Jack Hunt
- Born: 6 April 1921 Auckland, New Zealand
- Died: 10 October 1991 (aged 70) Auckland, New Zealand

Career history

Great Britain
- 1947–1948: Newcastle Diamonds

Individual honours
- 1945, 1948: New Zealand champion

= Jack Hunt (speedway rider) =

New Zealand speedway rider (born 1922)

John Casement Hunt (6 April 1921 – 10 October 1991) was a New Zealand motorcycle speedway rider.

== Life and career ==
John Casement Hunt was born in Auckland on 6 April 1921, the son of Percy and Nellie Hunt. In 1945, he became champion of New Zealand after winning the New Zealand Solo Championship. He was one of the early overseas riders who travelled to the United Kingdom from New Zealand after World War II and started racing in the British leagues during the 1947 Speedway National League Division Two, when riding for the Newcastle Diamonds.
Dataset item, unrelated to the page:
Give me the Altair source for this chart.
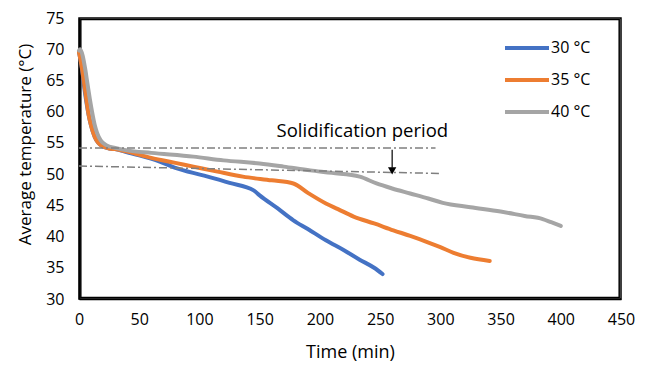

Hunt then went on to win a second New Zealand Championship in 1948 before returning to ride for Newcastle the same season. During the 1948 Speedway National League Division Two season, he topped the Newcastle team's averages, despite his season ending early after a serious accident in which he suffered a fractured shoulder and jaw.

Hunt died in Auckland on 10 October 1991, at the age of 70.